_THE PROBLEM_
Quote word for word the lines below, beginning with the first and ending with the one that has "80.7, 68.3, 55]". Drop the pictures.

_RECORDED DATA_
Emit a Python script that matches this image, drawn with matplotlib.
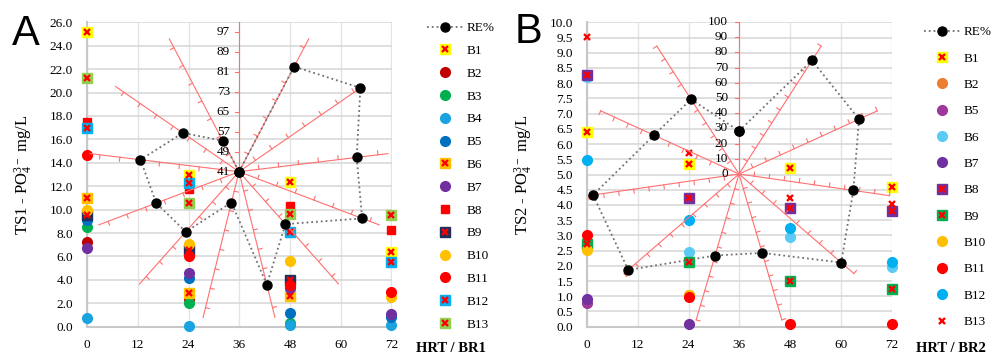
import numpy as np
import matplotlib
matplotlib.use("Agg")
import matplotlib.pyplot as plt

plt.rcParams['font.family'] = ['Liberation Serif', 'DejaVu Serif']
plt.rcParams['mathtext.fontset'] = 'custom'
plt.rcParams['mathtext.rm'] = 'Liberation Serif'
plt.rcParams['mathtext.it'] = 'Liberation Serif:italic'

nan = np.nan
hrt = [0, 24, 48, 72]

# ---- panel A (TS1 / BR1) ----
a_names = ['B1', 'B2', 'B3', 'B4', 'B5', 'B6', 'B7', 'B8', 'B9', 'B10', 'B11', 'B12', 'B13']
a_b1 = [25.2, 13.0, 12.4, 6.4]
a_b2 = [7.2, 2.4, 3.4, nan]
a_b3 = [8.5, 2.05, 0.35, nan]
a_b4 = [0.77, 0.1, 0.12, 0.14]
a_b5 = [9.15, 4.2, 1.15, 0.8]
a_b6 = [11.0, 2.85, 2.6, nan]
a_b7 = [6.7, 4.55, 3.3, 1.05]
a_b8 = [17.5, 11.8, 10.3, 8.25]
a_b9 = [9.5, 6.55, 3.95, nan]
a_b10 = [10.0, 7.05, 5.6, 2.5]
a_b11 = [14.65, 6.05, 3.6, 3.0]
a_b12 = [17.0, 12.3, 8.05, 5.5]
a_b13 = [21.2, 10.6, 9.65, 9.5]
a_re = [41, 88.5, 100, 88.4, 93.7, 69, 87.5, 53.7, 73.1, 76.4, 80.7, 68.3, 55]

# ---- panel B (TS2 / BR2) ----
b_names = ['B1', 'B2', 'B5', 'B6', 'B7', 'B8', 'B9', 'B10', 'B11', 'B12', 'B13']
b_b1 = [6.4, 5.35, 5.22, 4.6]
b_b2 = [nan, 1.05, nan, nan]
b_b5 = [0.77, nan, nan, nan]
b_b6 = [8.2, 2.44, 2.96, 1.97]
b_b7 = [0.92, 0.1, nan, nan]
b_b8 = [8.28, 4.22, 3.91, 3.81]
b_b9 = [2.72, 2.13, 1.51, 1.23]
b_b10 = [2.52, 1.03, nan, nan]
b_b11 = [3.0, 0.99, 0.1, 0.1]
b_b12 = [5.47, 3.5, 3.25, 2.14]
b_b13 = [9.53, 5.72, 4.24, 4.03]
b_re = [28.3, 88.8, 86.8, 76, 89, 54.1, 55.9, 96.4, 97, 61.5, 58.4]

a_vals = [a_b1, a_b2, a_b3, a_b4, a_b5, a_b6, a_b7, a_b8, a_b9, a_b10, a_b11, a_b12, a_b13]
b_vals = [b_b1, b_b2, b_b5, b_b6, b_b7, b_b8, b_b9, b_b10, b_b11, b_b12, b_b13]

# marker kind, face colour
a_style = [('sx', '#FFFF00'), ('o', '#C00000'), ('o', '#00B050'), ('o', '#1AA3DF'),
           ('o', '#0070C0'), ('sx', '#FFC000'), ('o', '#7030A0'), ('s', '#FF0000'),
           ('sx', '#1F2F5E'), ('o', '#FFC000'), ('o', '#FF0000'), ('sx', '#00B0F0'),
           ('sx', '#92D050')]
b_style = [('sx', '#FFFF00'), ('o', '#ED7D31'), ('o', '#A0379A'), ('o', '#5BCBF5'),
           ('o', '#7030A0'), ('sx', '#7030A0'), ('sx', '#00B050'), ('o', '#FFC000'),
           ('o', '#FF0000'), ('o', '#00B0F0'), ('x', '#FF0000')]

W, H = 994, 358
SPOKE = '#FF7070'


def draw_series(ax, vals, kind, color):
    if kind == 'o':
        return ax.plot(hrt, vals, 'o', ms=7, color=color, clip_on=False, zorder=3)[0]
    if kind == 's':
        return ax.plot(hrt, vals, 's', ms=6, color=color, clip_on=False, zorder=3)[0]
    cross = ax.plot(hrt, vals, 'x', ms=5, mew=1.7, color='red', clip_on=False, zorder=4)
    if kind == 'x':
        return cross[0]
    sq = ax.plot(hrt, vals, 's', ms=6.5, color=color, clip_on=False, zorder=3)[0]
    cross[0].set_zorder(3.5)
    return (sq, cross[0])


def main_axes(left, ymax, ystep):
    ax = fig.add_axes([left / W, 1 - 326.7 / H, 304.5 / W, 304.4 / H])
    ax.set_xlim(0, 72)
    ax.set_ylim(0, ymax)
    ax.set_xticks(range(0, 73, 12))
    ax.set_yticks(np.arange(0, ymax + 1e-9, ystep))
    ax.set_yticklabels(['%.1f' % v for v in np.arange(0, ymax + 1e-9, ystep)])
    ax.grid(True, axis='y', color='#D9D9D9', lw=1.2)
    ax.grid(True, axis='x', color='#E4E4E4', lw=1.0)
    ax.set_axisbelow(True)
    for s in ['top', 'right']:
        ax.spines[s].set_visible(False)
    for s in ['left', 'bottom']:
        ax.spines[s].set_color('#C8C8C8')
        ax.spines[s].set_linewidth(1.5)
    ax.tick_params(length=0, labelsize=9.5, pad=10)
    ax.tick_params(axis='x', pad=9)
    return ax


def draw_radar(cx, cy, R, rmin, rmax, step, values, label_off):
    pax = fig.add_axes([(cx - R) / W, 1 - (cy + R) / H, 2 * R / W, 2 * R / H],
                       projection='polar')
    pax.set_theta_zero_location('N')
    pax.set_theta_direction(-1)
    pax.set_ylim(rmin, rmax)
    pax.set_axis_off()
    pax.patch.set_alpha(0)
    n = len(values)
    theta = np.arange(n) * 2 * np.pi / n
    L = 4.0 / (R / (rmax - rmin))
    ticks = np.arange(rmin + step, rmax + 1e-9, step)
    for t in theta:
        pax.plot([t, t], [rmin, rmax], color=SPOKE, lw=0.8, clip_on=False)
        for r in ticks:
            d = r - rmin
            pax.plot([t, t - np.arctan2(L, d)], [r, rmin + np.hypot(d, L)],
                     color=SPOKE, lw=0.8, clip_on=False)
    for r in np.arange(rmin, rmax + 1e-9, step):
        pax.annotate('%d' % r, xy=(0, r), xytext=(-label_off, 0), textcoords='offset points',
                     ha='right', va='center', fontsize=9.5)
    tt = list(theta) + [theta[0]]
    vv = list(values) + [values[0]]
    h = pax.plot(tt, vv, ':', color='#707070', lw=1.3, marker='o', ms=6.5,
                 mfc='black', mec='black', clip_on=False)[0]
    return h


fig = plt.figure(figsize=(W / 100, H / 100), dpi=100)

# panel A
axA = main_axes(87, 26, 2)
hA = [draw_series(axA, v, k, c) for v, (k, c) in zip(a_vals, a_style)]
axA.set_ylabel('TS1 - PO$_4^{3-}$ mg/L', fontsize=12)
axA.yaxis.set_label_coords(-0.172, 0.5)
reA = draw_radar(239, 171.7, 150, 41, 101, 8, a_re, 6.5)

# panel B
axB = main_axes(587, 10, 0.5)
hB = [draw_series(axB, v, k, c) for v, (k, c) in zip(b_vals, b_style)]
axB.set_ylabel('TS2 - PO$_4^{3-}$ mg/L', fontsize=12)
axB.yaxis.set_label_coords(-0.172, 0.5)
reB = draw_radar(739, 174, 152, 0, 100, 10, b_re, 8)

common = dict(loc='upper left', frameon=False, borderpad=0, borderaxespad=0,
              handlelength=2.7, handletextpad=0.3, numpoints=1, fontsize=9.5)
fig.legend([reA] + hA, ['RE%'] + a_names, bbox_to_anchor=(427 / W, 1 - 22 / H),
           labelspacing=0.80, **common)
fig.legend([reB] + hB, ['RE%'] + b_names, bbox_to_anchor=(924 / W, 1 - 26 / H),
           labelspacing=1.07, **common)

fig.text(451 / W, 1 - 348 / H, 'HRT / BR1', ha='center', va='center',
         fontsize=10.5, fontweight='bold')
fig.text(951 / W, 1 - 348 / H, 'HRT / BR2', ha='center', va='center',
         fontsize=10.5, fontweight='bold')
fig.text(12 / W, 1 - 45 / H, 'A', fontsize=30, family='Liberation Sans', va='baseline')
fig.text(515 / W, 1 - 43 / H, 'B', fontsize=30, family='Liberation Sans', va='baseline')

fig.savefig('out.png', dpi=100)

_RESULT OF THE TASK_
Emit a Python script that matches this image, drawn with matplotlib.
import numpy as np
import matplotlib
matplotlib.use("Agg")
import matplotlib.pyplot as plt

plt.rcParams['font.family'] = ['Liberation Serif', 'DejaVu Serif']
plt.rcParams['mathtext.fontset'] = 'custom'
plt.rcParams['mathtext.rm'] = 'Liberation Serif'
plt.rcParams['mathtext.it'] = 'Liberation Serif:italic'

nan = np.nan
hrt = [0, 24, 48, 72]

# ---- panel A (TS1 / BR1) ----
a_names = ['B1', 'B2', 'B3', 'B4', 'B5', 'B6', 'B7', 'B8', 'B9', 'B10', 'B11', 'B12', 'B13']
a_b1 = [25.2, 13.0, 12.4, 6.4]
a_b2 = [7.2, 2.4, 3.4, nan]
a_b3 = [8.5, 2.05, 0.35, nan]
a_b4 = [0.77, 0.1, 0.12, 0.14]
a_b5 = [9.15, 4.2, 1.15, 0.8]
a_b6 = [11.0, 2.85, 2.6, nan]
a_b7 = [6.7, 4.55, 3.3, 1.05]
a_b8 = [17.5, 11.8, 10.3, 8.25]
a_b9 = [9.5, 6.55, 3.95, nan]
a_b10 = [10.0, 7.05, 5.6, 2.5]
a_b11 = [14.65, 6.05, 3.6, 3.0]
a_b12 = [17.0, 12.3, 8.05, 5.5]
a_b13 = [21.2, 10.6, 9.65, 9.5]
a_re = [41, 88.5, 100, 88.4, 93.7, 69, 87.5, 53.7, 73.1, 76.4, 80.7, 68.3, 55]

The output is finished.